In terms of policy, although the U.S. Department of Health and Human Services (2014b) has issued federal guidelines to assist schools with selecting antibullying programs, these require expansion in order to match the realistic conditions in most schools. Challenges due to ineffective or unmotivated leadership, poor school climate, and cross-cultural differences—just to name a few—compromise successful implementation (Cohen, 2013). Distilled down to its most basic level, additional guidance and support for effective implementation (e.g., funding to pay for consultants, resources, and training) is vital, and this can be achieved only through policy reform that includes longer funding timelines to ensure establishing a viable program support infrastructure (Moceri, Elias, Fishman, Pandina, & Reyes-Portillo, 2012). Furthermore, policy must also be revised in order to put in place a more effective mechanism by which schools are monitored for compliance with state and national antibullying standards.

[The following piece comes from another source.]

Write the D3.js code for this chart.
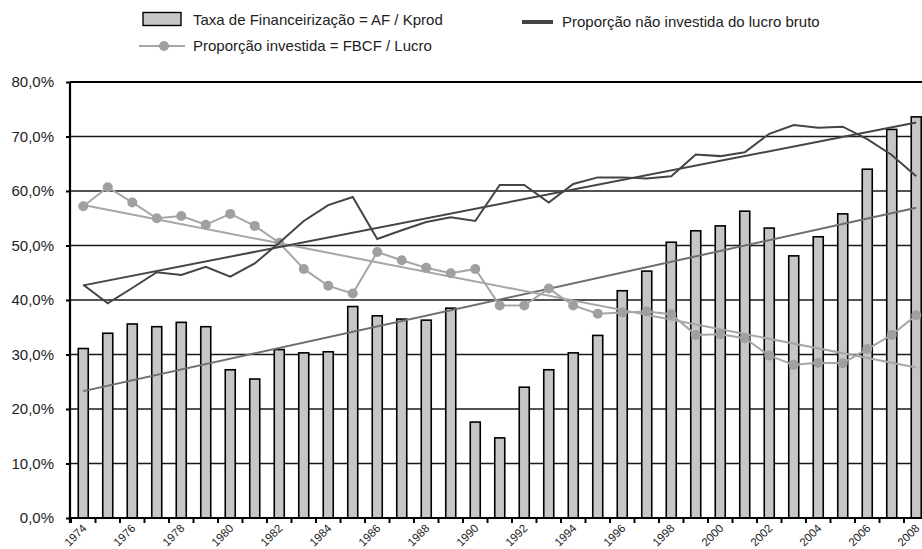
<!DOCTYPE html>
<html>
<head>
<meta charset="utf-8">
<script src="https://cdn.jsdelivr.net/npm/d3@7"></script>
<style>
  body { margin: 0; background: #fff; }
  svg { display: block; font-family: "Liberation Sans", Arial, sans-serif; }
</style>
</head>
<body>
<svg></svg>
<script>
// values (percent)
const years = d3.range(1974, 2009);
const taxaFin = [
  31.1, 33.9, 35.6, 35.1, 35.9, 35.1, 27.2, 25.5, 30.9, 30.3,
  30.5, 38.8, 37.1, 36.5, 36.3, 38.5, 17.6, 14.7, 24.0, 27.2,
  30.3, 33.5, 41.7, 45.3, 50.6, 52.7, 53.6, 56.3, 53.2, 48.1,
  51.6, 55.8, 64.0, 71.3, 73.6
];
const propInvestida = [
  57.2, 60.7, 57.9, 55.0, 55.4, 53.8, 55.8, 53.6, 50.5, 45.7,
  42.6, 41.2, 48.8, 47.3, 45.9, 44.9, 45.7, 39.0, 39.0, 42.1,
  39.0, 37.5, 37.7, 37.9, 37.4, 33.6, 33.7, 33.0, 29.8, 28.1,
  28.5, 28.4, 31.0, 33.6, 37.2
];
const propNaoInvestida = [
  42.8, 39.4, 42.2, 45.1, 44.6, 46.1, 44.3, 46.7, 50.5, 54.5,
  57.4, 58.9, 51.2, 52.8, 54.3, 55.2, 54.5, 61.1, 61.1, 57.9,
  61.3, 62.5, 62.5, 62.3, 62.7, 66.7, 66.4, 67.1, 70.5, 72.1,
  71.6, 71.8, 69.5, 66.6, 62.7
];
const yTicks = [0, 10, 20, 30, 40, 50, 60, 70, 80];
const labelYears = years.filter((d) => (d - 1974) % 2 === 0);

const width = 922, height = 549;
const svg = d3.select("svg").attr("width", width).attr("height", height);

const x = d3.scaleBand().domain(years).range([71, 928.5]);
const y = d3.scaleLinear().domain([0, 80]).range([518, 82]);
const cx = (d) => x(d) + x.bandwidth() / 2;

const ptBr = d3.formatLocale({ decimal: ",", thousands: ".", grouping: [3], currency: ["R$", ""] });
const fmt = (d) => ptBr.format(".1f")(d) + "%";

// grid
svg.append("g")
  .selectAll("line")
  .data(yTicks.filter((d) => d > 0))
  .enter()
  .append("line")
  .attr("x1", 70)
  .attr("x2", width)
  .attr("y1", (d) => y(d))
  .attr("y2", (d) => y(d))
  .attr("stroke", (d) => (d === 80 ? "#000" : "#1a1a1a"))
  .attr("stroke-width", (d) => (d === 80 ? 2.2 : 1.4));

// bars
svg.append("g")
  .selectAll("rect")
  .data(years)
  .enter()
  .append("rect")
  .attr("x", (d) => cx(d) - 5)
  .attr("width", 10)
  .attr("y", (d, i) => y(taxaFin[i]))
  .attr("height", (d, i) => y(0) - y(taxaFin[i]))
  .attr("fill", "#c6c6c6")
  .attr("stroke", "#000")
  .attr("stroke-width", 1.6);

// linear trend (least squares, like the spreadsheet trendline)
function trend(vals) {
  const n = vals.length;
  const mx = d3.mean(years), my = d3.mean(vals);
  let sxy = 0, sxx = 0;
  years.forEach((yr, i) => {
    sxy += (yr - mx) * (vals[i] - my);
    sxx += (yr - mx) * (yr - mx);
  });
  const b = sxy / sxx;
  return [years[0], years[n - 1]].map((yr) => [yr, my + b * (yr - mx)]);
}

const line = d3.line().x((d) => cx(d[0])).y((d) => y(d[1]));
const seriesLine = (vals) => line(years.map((yr, i) => [yr, vals[i]]));

svg.append("path").attr("d", line(trend(taxaFin)))
  .attr("fill", "none").attr("stroke", "#6e6e6e").attr("stroke-width", 2);

svg.append("path").attr("d", line(trend(propInvestida)))
  .attr("fill", "none").attr("stroke", "#a6a6a6").attr("stroke-width", 2);

svg.append("path").attr("d", seriesLine(propInvestida))
  .attr("fill", "none").attr("stroke", "#a6a6a6").attr("stroke-width", 2);

svg.append("g")
  .selectAll("circle")
  .data(years)
  .enter()
  .append("circle")
  .attr("cx", (d) => cx(d))
  .attr("cy", (d, i) => y(propInvestida[i]))
  .attr("r", 5)
  .attr("fill", "#a0a0a0");

svg.append("path").attr("d", line(trend(propNaoInvestida)))
  .attr("fill", "none").attr("stroke", "#444").attr("stroke-width", 2);

svg.append("path").attr("d", seriesLine(propNaoInvestida))
  .attr("fill", "none").attr("stroke", "#444").attr("stroke-width", 2);

// y axis
const yAxisGroup = svg.append("g").attr("transform", "translate(70,0)");
yAxisGroup.call(
  d3.axisLeft(y).tickValues(yTicks).tickFormat(fmt).tickSize(4).tickPadding(12)
);
yAxisGroup.select(".domain").attr("d", `M0,${y(80)}V${y(0) + 5}`).attr("stroke-width", 2.2);
yAxisGroup.selectAll(".tick line").attr("stroke-width", 2);
yAxisGroup.selectAll("text")
  .attr("font-size", 15)
  .attr("font-family", "Liberation Sans, Arial, sans-serif")
  .attr("fill", "#222");

// x axis
const xAxisGroup = svg.append("g");
xAxisGroup.append("line")
  .attr("x1", 70).attr("x2", width)
  .attr("y1", y(0)).attr("y2", y(0))
  .attr("stroke", "#000").attr("stroke-width", 2.2);
xAxisGroup.selectAll(".xtick")
  .data(years)
  .enter()
  .append("line")
  .attr("x1", (d) => x(d)).attr("x2", (d) => x(d))
  .attr("y1", y(0)).attr("y2", y(0) + 5)
  .attr("stroke", "#000").attr("stroke-width", 2);
xAxisGroup.selectAll("text")
  .data(labelYears)
  .enter()
  .append("text")
  .attr("transform", (d) => `translate(${cx(d) + 4},${y(0) + 11}) rotate(-45)`)
  .attr("text-anchor", "end")
  .attr("font-size", 11.5)
  .attr("fill", "#222")
  .text((d) => d);

// legend
const legend = svg.append("g").attr("font-size", 15).attr("fill", "#222");
legend.append("rect")
  .attr("x", 143).attr("y", 12.5).attr("width", 38).attr("height", 13)
  .attr("fill", "#c6c6c6").attr("stroke", "#000").attr("stroke-width", 1.4);
legend.append("text").attr("x", 193).attr("y", 25).text("Taxa de Financeirização = AF / Kprod");

legend.append("line")
  .attr("x1", 139).attr("x2", 185).attr("y1", 46).attr("y2", 46)
  .attr("stroke", "#a6a6a6").attr("stroke-width", 2);
legend.append("circle").attr("cx", 164).attr("cy", 46).attr("r", 5).attr("fill", "#a0a0a0");
legend.append("text").attr("x", 193).attr("y", 51).text("Proporção investida = FBCF / Lucro");

legend.append("line")
  .attr("x1", 522).attr("x2", 553).attr("y1", 22).attr("y2", 22)
  .attr("stroke", "#444").attr("stroke-width", 4);
legend.append("text").attr("x", 562).attr("y", 27).text("Proporção não investida do lucro bruto");
</script>
</body>
</html>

The evident imperfections in policy and our scholarly understanding of bullying prevention and intervention should in no way be viewed as permission for schools to shirk their fundamental responsibility to safeguard its students. Schools must be accountable now for preventing bullying in comprehensive, sustained, and schoolwide ways to ensure the safety and dignity of our children. And the first step in the path toward doing so is the informed choice that schools must make in selecting the most effective antibullying program tailored to match their unique needs and values.